Just who does he think he is kidding? This isn’t the first time an impeachment complaint was instantly killed by the allies of Gloria in the committee level. It’s been going on for the past three years. San Luis certainly knew, even before he affixed his signature on the Pulido complaint, that it would be over even before any argument can be made.

He has endorsed a complaint, and he does not know the history in the House in the matter of impeachment complaints against Gloria? Hello. Filipinos aren’t idiots to swallow that line.

As for his claim of knowing the truth through an impeachment complaint, this, too, is too crappy a reason. With the majority in the House filled with Gloria’s allies (and she can count, too, on San Luis as an ally), surely the Pulido endorser knew that an impeachment complaint, rushed as it was and clearly so bogus in form and substance, was not the venue in the search for truth. A House panel probe would have been the more proper venue, where congressmen would not be able to kill, through a vote, questions posed by members of the minority bloc.

As for Pulido, even his expression of dismay was as bogus as his impeachment complaint. Pulido is not one of the dum-dum lawyers. He certainly would not have come up with that impeachment complaint that was 80 percent aimed against Speaker Jose de Venecia Jr., and just come up with a general statement of a betrayal of public trust.
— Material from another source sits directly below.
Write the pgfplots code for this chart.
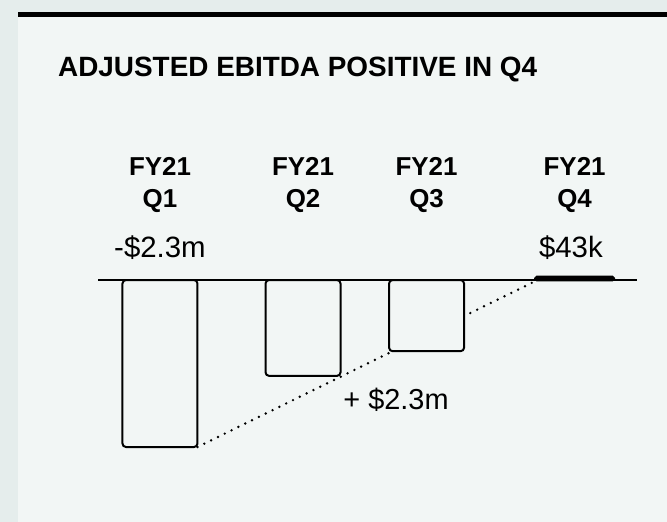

If that was all he did for his other clients, that would be a sure way for him to make all his clients lose their cases.

Pulido also knew, without any doubt, just how the majority in the House would treat his impeachment complaint. All that talk of his about their being afraid to argue was nothing but crap.

He certainly knew just how the allies of Gloria, who are in the majority in the House, would kill that impeachment complaint — just as Pulido knew when he first filed the complaint, just how easily his complaint would be killed — as intended from the start.

Deny it or not, the Pulido complaint followed the same steps taken by Oliver Lozano in 2005: rushing the bid, having one congressman endorse it, then when exposed as bogus, agreed to support an amended complaint by the opposition, after which, when the numbers were getting too hot under Gloria’s collar, Lozano suddenly threatened to withdraw from the amended complaint.

Still, that wasn’t the first time Lozano inoculated Gloria. He did the same in 2000, when she was Vice President, to ensure that Gloria does not get impeached while Estrada was still in Malacañang.

Pulido and San Luis went through it the same way: saying yes to a supplemental complaint yet knowing that this would be junked anyway.

Pulido and San Luis, like Lozano and former Rep. Rodante Marcoleta, are now in the same boat.

Their credibility is so shot, no matter how much and how often they defend themselves.

To the Filipino people, they are baggage as they clearly sold out to Gloria.